EX-3.2 3 exhibit32amendmenttobylaws.htm EXHIBIT 3.2 Exhibit

Exhibit 3.2

AMENDMENT TO
BYLAWS OF A10 NETWORKS, INC.


WHEREAS, the board of directors of A10 Networks, Inc., a California corporation (the “Company”), and stockholders of the Company wish to amend the Company’s Bylaws to eliminate the requirement that members of the board of directors of the Company can only be removed “for cause” by the stockholders of the Company.

WHEREAS, other than as expressly amended hereby, the Company’s Bylaws shall remain in full force and effect.

NOW THEREFORE, the Company hereby adopts the following amendment to the Bylaws:

1.
Section 3.11 of the Bylaws is hereby amended and restated in its entirety as follows:

“Section 3.11. REMOVAL OF DIRECTORS.

A director may be removed from office by the stockholders of the corporation with or without cause.

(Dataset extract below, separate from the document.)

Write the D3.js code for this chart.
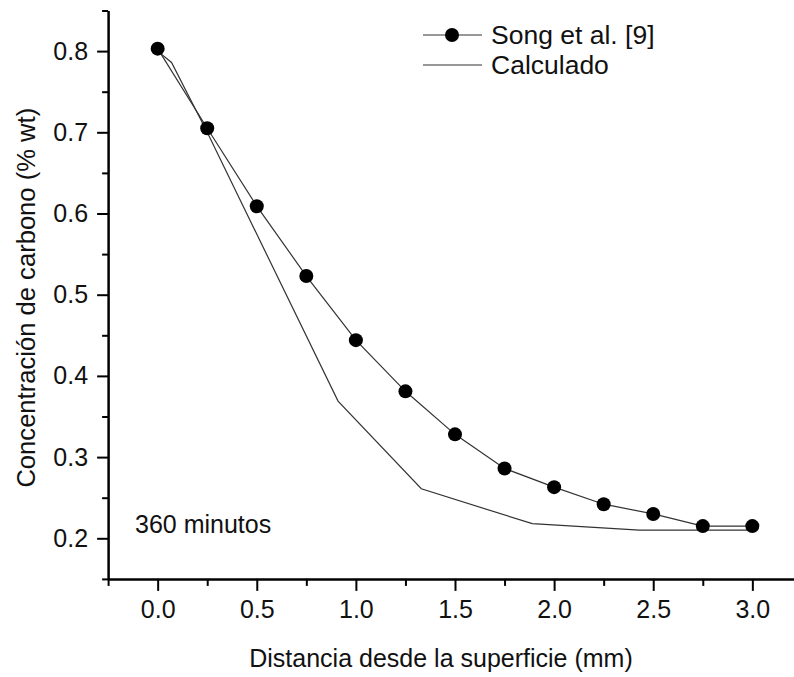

No reduction of the authorized number of directors shall have the effect of removing any director prior to the expiration of such director’s term of office.”

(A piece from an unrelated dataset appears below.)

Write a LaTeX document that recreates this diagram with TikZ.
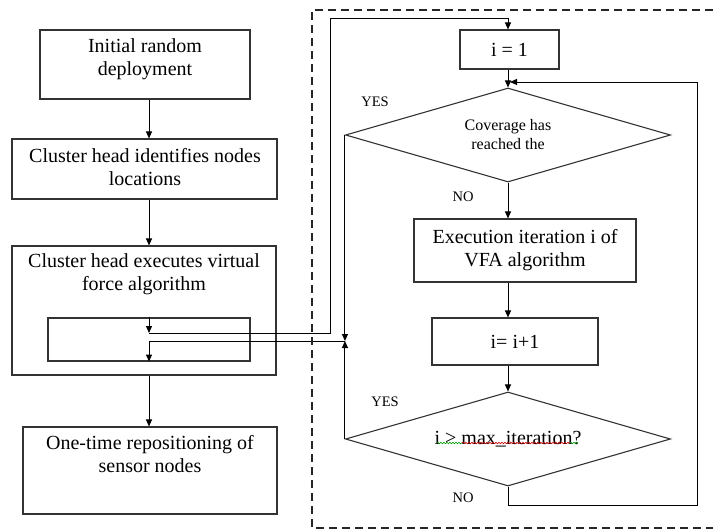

CERTIFICATE BY SECRETARY OF ADOPTION BY AMENDMENT TO BYLAWS

The undersigned hereby certifies that he is the duly elected, qualified and acting Secretary of A10 Networks, Inc., and that the foregoing Amendment to Bylaws, consisting of one (1) page was adopted by the board of directors of A10 Networks, Inc. effective as of November 7, 2018.

IN WITNESS WHEREOF, the undersigned has hereunto set his hand and affixed the corporate seal this 8th day of November 2018.